It used to be that I had certain domestic ethics and standards. Not very many, clearly in the eyes of those around me. After all, I left a marriage. I abandoned (no, but that is how my behavior was presented to me) two children. I was a slut and an adulteress (technically yes to the adultery part: after I left my husband and before I was divorced from him; no to the slut part, or at least, if there was a slut part, I wasn’t doing right; I mostly just worked and I had three serious relationships in seven years, the third man I ended up married to).
But I had certain standards, some of which were less to do with my personal behavior and more to do with my personal home running. I was recycling long before it became a thing. I always had chickens, not just because of the delicious side benefit of eggs, but because then I didn’t feel guilty about the kids wasting food. I made my own bread. I made home made beer. Grew my own vegetables. I always used storage containers rather than throwaway wrap. And I never, never ran a load of wash or a dishwasher unless it was totally full. Even then it was on the most ecologically sound cycle and the dryer was never used.
When I met and married my current husband I was appalled at his casual use of the washing machine. He would just use it every day. IRREGARDLESS OF WHETHER OR NOT IT WAS FULL OR THE CYCLE ENERGY EFFICIENCY. (Forgive shouty caps. Can you tell I feel strongly about this?). One of the ways I weaned him off this was to pretty much take over the washing myself but I found that I had taken on a Sisyphean task: the man wears a hell of a lot of clothes. There is the work overall. There is the shirt and the shorts/pants that goes under the work overall. There is the underwear and socks that goes under the shirt and shorts/pants that goes under the work overall. (Sometimes it feels like watching a Matruska (sp?) doll getting dressed.) Then there is the gym outfit after work. And there is the after gym outfit to change into. Can you say after me: “Man, that is a fuck of a lot of clothes to wash!”
Enter my daughter, the well dressed Barbie Doll. Admittedly, she only lives here one week out of two (or used to) but that girl could plough through the clothes and she doesn’t much think of how they miraculously get from her person back to folded in neat piles. Gym outfits, work outfits and going out outfits. Her saving grace is that she is the approximate dimensions of a curvy piece of linguine and her garments tend towards the wispy, making them easy to launder, or at least taking up less space in the washing machine.
Anyway, between the two of them and my desire for my water and electricity bills in this sky high expensive city and the ecological ramaperficiations, I do the laundry, although I quite often demand they do some of it when I get fed up or when my back hurts from hanging it all out, My husband is very good when asked. He realizes how little of it is mine.
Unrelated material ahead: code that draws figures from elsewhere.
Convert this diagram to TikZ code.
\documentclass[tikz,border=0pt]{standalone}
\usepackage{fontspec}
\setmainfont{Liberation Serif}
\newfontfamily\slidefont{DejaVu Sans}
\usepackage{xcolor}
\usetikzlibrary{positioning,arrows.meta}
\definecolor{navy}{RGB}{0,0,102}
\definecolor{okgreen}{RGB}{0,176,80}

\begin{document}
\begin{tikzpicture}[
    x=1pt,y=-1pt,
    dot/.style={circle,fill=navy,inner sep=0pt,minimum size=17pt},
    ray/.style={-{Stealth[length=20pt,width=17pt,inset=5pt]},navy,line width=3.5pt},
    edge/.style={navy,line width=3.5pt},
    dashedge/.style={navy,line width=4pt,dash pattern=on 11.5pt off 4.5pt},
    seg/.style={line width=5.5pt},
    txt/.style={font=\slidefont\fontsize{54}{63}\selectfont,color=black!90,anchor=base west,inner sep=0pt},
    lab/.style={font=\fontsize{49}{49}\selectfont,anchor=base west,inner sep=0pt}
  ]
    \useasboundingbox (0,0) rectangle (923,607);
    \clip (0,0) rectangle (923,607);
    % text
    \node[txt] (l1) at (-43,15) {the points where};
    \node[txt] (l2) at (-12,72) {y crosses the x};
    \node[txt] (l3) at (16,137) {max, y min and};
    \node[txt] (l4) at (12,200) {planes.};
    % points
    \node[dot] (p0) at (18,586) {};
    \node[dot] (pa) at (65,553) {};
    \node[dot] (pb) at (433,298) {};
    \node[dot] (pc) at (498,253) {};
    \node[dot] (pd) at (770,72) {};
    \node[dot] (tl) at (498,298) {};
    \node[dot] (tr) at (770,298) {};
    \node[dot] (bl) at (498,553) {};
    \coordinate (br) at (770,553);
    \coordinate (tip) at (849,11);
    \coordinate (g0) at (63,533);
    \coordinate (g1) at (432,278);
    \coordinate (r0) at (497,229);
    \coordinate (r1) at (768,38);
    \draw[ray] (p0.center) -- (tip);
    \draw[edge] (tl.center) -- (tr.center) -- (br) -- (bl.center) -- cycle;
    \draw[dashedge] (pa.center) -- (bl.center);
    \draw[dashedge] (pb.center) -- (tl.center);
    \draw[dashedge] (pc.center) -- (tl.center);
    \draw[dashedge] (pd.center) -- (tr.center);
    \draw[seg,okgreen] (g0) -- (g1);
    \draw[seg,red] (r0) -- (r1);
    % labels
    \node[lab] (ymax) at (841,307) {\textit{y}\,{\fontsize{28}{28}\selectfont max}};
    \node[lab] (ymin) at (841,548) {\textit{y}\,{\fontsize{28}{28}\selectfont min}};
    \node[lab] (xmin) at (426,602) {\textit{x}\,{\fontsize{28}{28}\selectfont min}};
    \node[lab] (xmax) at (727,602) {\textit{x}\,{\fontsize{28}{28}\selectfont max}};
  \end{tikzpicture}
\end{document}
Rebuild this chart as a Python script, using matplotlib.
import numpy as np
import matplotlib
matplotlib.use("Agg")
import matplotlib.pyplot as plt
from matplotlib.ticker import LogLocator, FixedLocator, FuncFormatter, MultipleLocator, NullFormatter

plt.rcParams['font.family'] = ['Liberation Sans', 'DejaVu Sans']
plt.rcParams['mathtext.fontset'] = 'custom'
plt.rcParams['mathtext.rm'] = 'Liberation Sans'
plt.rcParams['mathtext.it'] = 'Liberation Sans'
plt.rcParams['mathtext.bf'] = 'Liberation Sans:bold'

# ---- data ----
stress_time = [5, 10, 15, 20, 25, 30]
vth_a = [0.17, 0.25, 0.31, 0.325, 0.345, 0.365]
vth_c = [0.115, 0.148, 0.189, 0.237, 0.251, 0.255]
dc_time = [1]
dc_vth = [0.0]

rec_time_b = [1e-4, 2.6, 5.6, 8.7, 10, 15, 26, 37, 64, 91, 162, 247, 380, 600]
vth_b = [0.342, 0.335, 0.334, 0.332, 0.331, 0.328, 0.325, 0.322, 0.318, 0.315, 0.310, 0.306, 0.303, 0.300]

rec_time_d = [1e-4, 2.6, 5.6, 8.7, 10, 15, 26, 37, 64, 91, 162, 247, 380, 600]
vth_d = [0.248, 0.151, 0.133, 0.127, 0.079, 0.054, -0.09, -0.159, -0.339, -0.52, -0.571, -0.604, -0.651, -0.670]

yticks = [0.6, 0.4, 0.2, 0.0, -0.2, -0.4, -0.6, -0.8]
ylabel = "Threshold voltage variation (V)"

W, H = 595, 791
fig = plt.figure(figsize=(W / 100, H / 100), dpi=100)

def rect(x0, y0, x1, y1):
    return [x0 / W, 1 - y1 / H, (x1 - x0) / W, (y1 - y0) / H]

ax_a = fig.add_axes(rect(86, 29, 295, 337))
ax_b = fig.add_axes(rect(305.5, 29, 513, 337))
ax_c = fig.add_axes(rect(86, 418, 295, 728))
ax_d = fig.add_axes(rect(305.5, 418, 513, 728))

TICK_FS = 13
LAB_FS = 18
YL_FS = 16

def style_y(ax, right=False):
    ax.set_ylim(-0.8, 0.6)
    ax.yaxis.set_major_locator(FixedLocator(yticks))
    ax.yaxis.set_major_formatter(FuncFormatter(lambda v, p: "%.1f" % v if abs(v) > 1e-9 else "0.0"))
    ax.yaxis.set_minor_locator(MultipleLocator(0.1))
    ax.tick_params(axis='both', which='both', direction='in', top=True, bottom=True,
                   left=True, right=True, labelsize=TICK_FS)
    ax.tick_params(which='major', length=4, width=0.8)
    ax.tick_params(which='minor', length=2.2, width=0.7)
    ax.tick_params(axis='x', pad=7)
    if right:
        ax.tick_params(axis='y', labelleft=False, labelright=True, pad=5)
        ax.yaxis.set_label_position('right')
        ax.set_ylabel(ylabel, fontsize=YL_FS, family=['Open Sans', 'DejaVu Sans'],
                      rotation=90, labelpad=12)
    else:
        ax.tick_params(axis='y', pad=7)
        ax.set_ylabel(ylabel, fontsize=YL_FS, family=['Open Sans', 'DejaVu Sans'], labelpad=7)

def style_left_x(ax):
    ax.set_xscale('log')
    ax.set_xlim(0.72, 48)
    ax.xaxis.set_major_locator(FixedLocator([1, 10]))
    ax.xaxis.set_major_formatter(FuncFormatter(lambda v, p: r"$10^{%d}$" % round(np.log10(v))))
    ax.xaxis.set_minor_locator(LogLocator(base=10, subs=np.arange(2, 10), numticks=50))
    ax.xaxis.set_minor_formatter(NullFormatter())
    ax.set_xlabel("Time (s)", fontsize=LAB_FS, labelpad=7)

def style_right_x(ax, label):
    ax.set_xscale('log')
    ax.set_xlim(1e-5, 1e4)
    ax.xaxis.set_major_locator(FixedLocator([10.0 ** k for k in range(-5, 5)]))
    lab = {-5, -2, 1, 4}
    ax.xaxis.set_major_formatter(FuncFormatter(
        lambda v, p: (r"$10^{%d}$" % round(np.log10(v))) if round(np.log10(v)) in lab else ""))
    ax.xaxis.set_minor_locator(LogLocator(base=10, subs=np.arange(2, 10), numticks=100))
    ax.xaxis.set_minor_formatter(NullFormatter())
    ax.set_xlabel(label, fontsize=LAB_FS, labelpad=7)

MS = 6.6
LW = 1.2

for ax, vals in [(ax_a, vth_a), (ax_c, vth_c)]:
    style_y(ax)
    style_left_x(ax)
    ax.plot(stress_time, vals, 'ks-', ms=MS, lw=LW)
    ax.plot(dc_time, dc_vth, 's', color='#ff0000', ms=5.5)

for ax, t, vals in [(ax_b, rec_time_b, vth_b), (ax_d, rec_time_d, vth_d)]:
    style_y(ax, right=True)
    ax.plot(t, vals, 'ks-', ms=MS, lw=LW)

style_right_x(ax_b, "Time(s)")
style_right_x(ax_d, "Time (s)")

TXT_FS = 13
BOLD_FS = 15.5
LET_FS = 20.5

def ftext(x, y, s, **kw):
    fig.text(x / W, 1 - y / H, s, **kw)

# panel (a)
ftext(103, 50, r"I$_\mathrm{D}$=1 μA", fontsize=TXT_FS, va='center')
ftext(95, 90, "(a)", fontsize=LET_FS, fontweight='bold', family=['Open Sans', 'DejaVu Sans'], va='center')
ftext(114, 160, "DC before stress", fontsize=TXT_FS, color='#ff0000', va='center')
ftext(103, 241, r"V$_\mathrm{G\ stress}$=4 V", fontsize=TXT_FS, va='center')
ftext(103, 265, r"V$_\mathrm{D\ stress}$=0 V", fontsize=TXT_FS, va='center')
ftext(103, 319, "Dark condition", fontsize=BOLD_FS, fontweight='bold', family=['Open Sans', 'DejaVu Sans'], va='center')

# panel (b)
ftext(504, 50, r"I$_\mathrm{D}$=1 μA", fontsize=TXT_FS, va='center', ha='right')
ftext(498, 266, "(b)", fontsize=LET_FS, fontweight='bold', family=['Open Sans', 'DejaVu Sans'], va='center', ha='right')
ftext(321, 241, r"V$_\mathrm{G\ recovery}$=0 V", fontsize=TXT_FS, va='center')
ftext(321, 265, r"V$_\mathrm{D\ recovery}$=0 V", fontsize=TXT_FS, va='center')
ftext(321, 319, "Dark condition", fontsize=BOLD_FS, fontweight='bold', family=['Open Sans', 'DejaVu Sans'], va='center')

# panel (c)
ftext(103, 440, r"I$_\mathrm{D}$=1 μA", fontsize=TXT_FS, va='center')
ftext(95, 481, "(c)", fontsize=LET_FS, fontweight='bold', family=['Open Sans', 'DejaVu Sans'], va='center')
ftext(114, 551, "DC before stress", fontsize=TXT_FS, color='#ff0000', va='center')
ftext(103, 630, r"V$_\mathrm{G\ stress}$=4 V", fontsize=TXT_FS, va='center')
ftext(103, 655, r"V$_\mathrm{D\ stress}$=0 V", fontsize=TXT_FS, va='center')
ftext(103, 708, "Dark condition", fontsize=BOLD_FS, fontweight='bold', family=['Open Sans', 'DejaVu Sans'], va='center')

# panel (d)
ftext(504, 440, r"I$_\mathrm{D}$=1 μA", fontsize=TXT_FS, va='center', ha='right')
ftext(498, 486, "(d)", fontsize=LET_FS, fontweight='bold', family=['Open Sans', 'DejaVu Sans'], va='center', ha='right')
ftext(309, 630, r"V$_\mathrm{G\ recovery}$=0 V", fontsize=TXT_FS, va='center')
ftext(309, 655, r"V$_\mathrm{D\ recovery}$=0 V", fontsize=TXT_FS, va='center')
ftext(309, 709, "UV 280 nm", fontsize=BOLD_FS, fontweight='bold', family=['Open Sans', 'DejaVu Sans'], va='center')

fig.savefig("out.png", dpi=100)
I worked it out day – 5 %. Seriously. 5 %. And I am by no means filthy.
But my dad’s situation and its repercussions on my own emotional state have tightened my focus on the things that I can afford to care about. There is him. There is my beloved stepmother. There is my family. I have to care about work, food, shelter; they are the basics. Yes, laundry does come into it. But, sadly it seems that my long held (or what I thought were long thought ingrained) beliefs about conservation of water, electricity etc are not the basics. I just don’t give a damn about them any more.
Today I told my husband to wash his own clothes and dishes when they were dirty; that I would rather things be done as they were dirty even at the cost of squandering resources needlessly.
The worst of it is that I do not even feel ashamed as I would have done in the past. I don’t have the spare emotional energy for that. I am getting by the best I can and that is all I can do.